* What is expected: Without including any pictures, copy each entry below exactly.

=-=-=

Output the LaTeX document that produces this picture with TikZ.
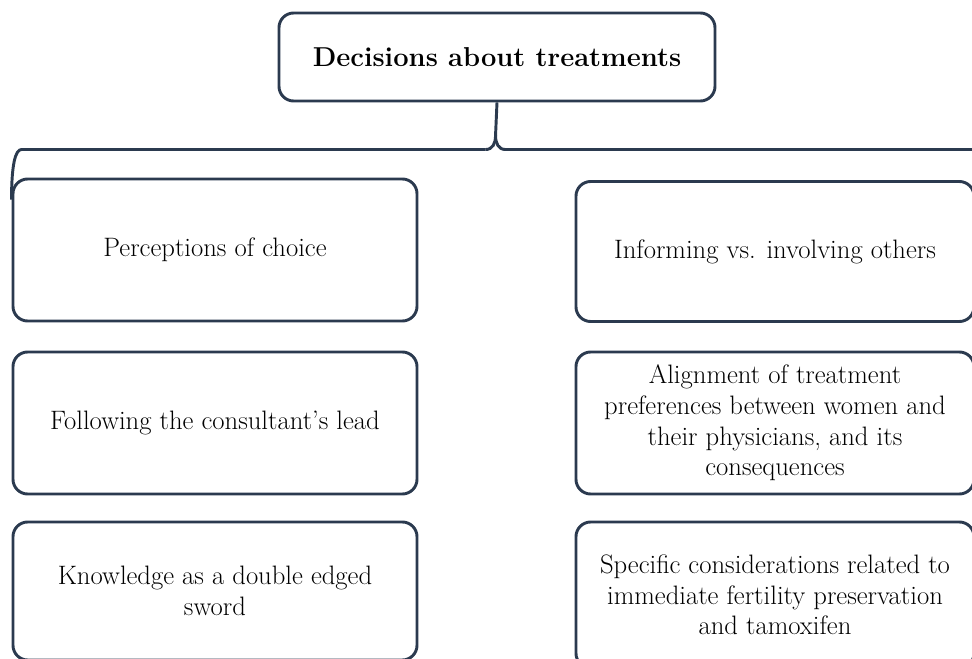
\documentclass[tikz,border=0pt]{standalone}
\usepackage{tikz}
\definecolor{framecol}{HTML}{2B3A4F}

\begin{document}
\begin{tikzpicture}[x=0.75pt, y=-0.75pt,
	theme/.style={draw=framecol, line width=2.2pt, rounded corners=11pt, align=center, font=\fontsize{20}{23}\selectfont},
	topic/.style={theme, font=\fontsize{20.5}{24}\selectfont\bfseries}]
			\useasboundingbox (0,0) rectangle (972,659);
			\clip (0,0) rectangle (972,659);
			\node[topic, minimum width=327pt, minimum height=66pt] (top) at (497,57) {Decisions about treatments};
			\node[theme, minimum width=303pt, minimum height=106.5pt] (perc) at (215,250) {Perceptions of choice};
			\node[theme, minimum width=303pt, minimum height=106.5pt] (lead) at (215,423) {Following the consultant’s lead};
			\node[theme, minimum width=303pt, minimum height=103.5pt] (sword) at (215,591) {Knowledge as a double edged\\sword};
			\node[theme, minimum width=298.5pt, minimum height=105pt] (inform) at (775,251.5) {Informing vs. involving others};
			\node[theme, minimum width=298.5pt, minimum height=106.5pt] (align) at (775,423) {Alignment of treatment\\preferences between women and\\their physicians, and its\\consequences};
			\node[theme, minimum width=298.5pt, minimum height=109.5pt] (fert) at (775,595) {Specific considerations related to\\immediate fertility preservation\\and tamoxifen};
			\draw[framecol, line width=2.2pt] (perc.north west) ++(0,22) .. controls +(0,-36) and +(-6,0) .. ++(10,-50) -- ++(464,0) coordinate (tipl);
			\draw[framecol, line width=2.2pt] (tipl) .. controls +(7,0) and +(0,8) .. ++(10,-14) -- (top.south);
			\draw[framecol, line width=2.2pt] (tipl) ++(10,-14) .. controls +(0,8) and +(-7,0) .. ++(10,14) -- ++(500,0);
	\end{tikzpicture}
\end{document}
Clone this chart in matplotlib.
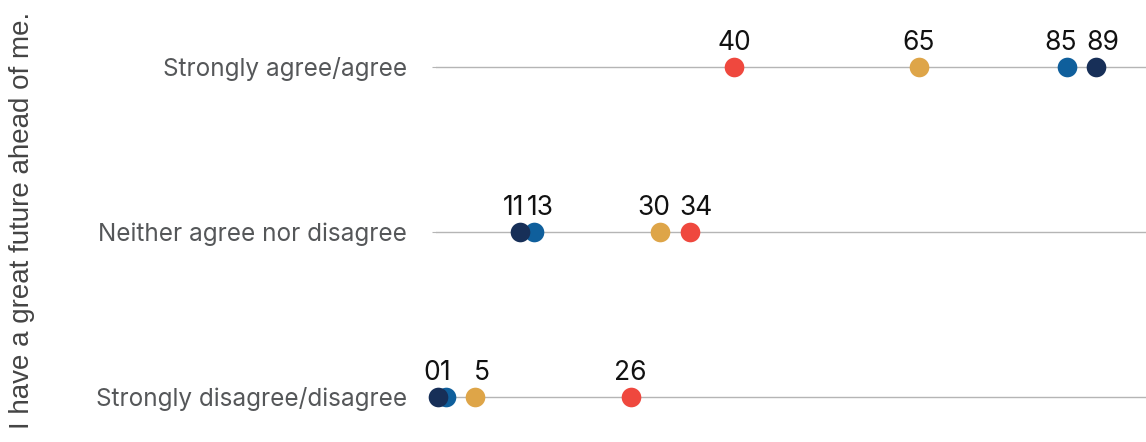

=-=-=

* Answer to the exercise:
Output the LaTeX document that produces this picture with TikZ.
\documentclass[tikz,border=0pt]{standalone}
\usepackage{tikz}
\definecolor{framecol}{HTML}{2B3A4F}

\begin{document}
\begin{tikzpicture}[x=0.75pt, y=-0.75pt,
	theme/.style={draw=framecol, line width=2.2pt, rounded corners=11pt, align=center, font=\fontsize{20}{23}\selectfont},
	topic/.style={theme, font=\fontsize{20.5}{24}\selectfont\bfseries}]
			\useasboundingbox (0,0) rectangle (972,659);
			\clip (0,0) rectangle (972,659);
			\node[topic, minimum width=327pt, minimum height=66pt] (top) at (497,57) {Decisions about treatments};
			\node[theme, minimum width=303pt, minimum height=106.5pt] (perc) at (215,250) {Perceptions of choice};
			\node[theme, minimum width=303pt, minimum height=106.5pt] (lead) at (215,423) {Following the consultant’s lead};
			\node[theme, minimum width=303pt, minimum height=103.5pt] (sword) at (215,591) {Knowledge as a double edged\\sword};
			\node[theme, minimum width=298.5pt, minimum height=105pt] (inform) at (775,251.5) {Informing vs. involving others};
			\node[theme, minimum width=298.5pt, minimum height=106.5pt] (align) at (775,423) {Alignment of treatment\\preferences between women and\\their physicians, and its\\consequences};
			\node[theme, minimum width=298.5pt, minimum height=109.5pt] (fert) at (775,595) {Specific considerations related to\\immediate fertility preservation\\and tamoxifen};
			\draw[framecol, line width=2.2pt] (perc.north west) ++(0,22) .. controls +(0,-36) and +(-6,0) .. ++(10,-50) -- ++(464,0) coordinate (tipl);
			\draw[framecol, line width=2.2pt] (tipl) .. controls +(7,0) and +(0,8) .. ++(10,-14) -- (top.south);
			\draw[framecol, line width=2.2pt] (tipl) ++(10,-14) .. controls +(0,8) and +(-7,0) .. ++(10,14) -- ++(500,0);
	\end{tikzpicture}
\end{document}
Clone this chart in matplotlib.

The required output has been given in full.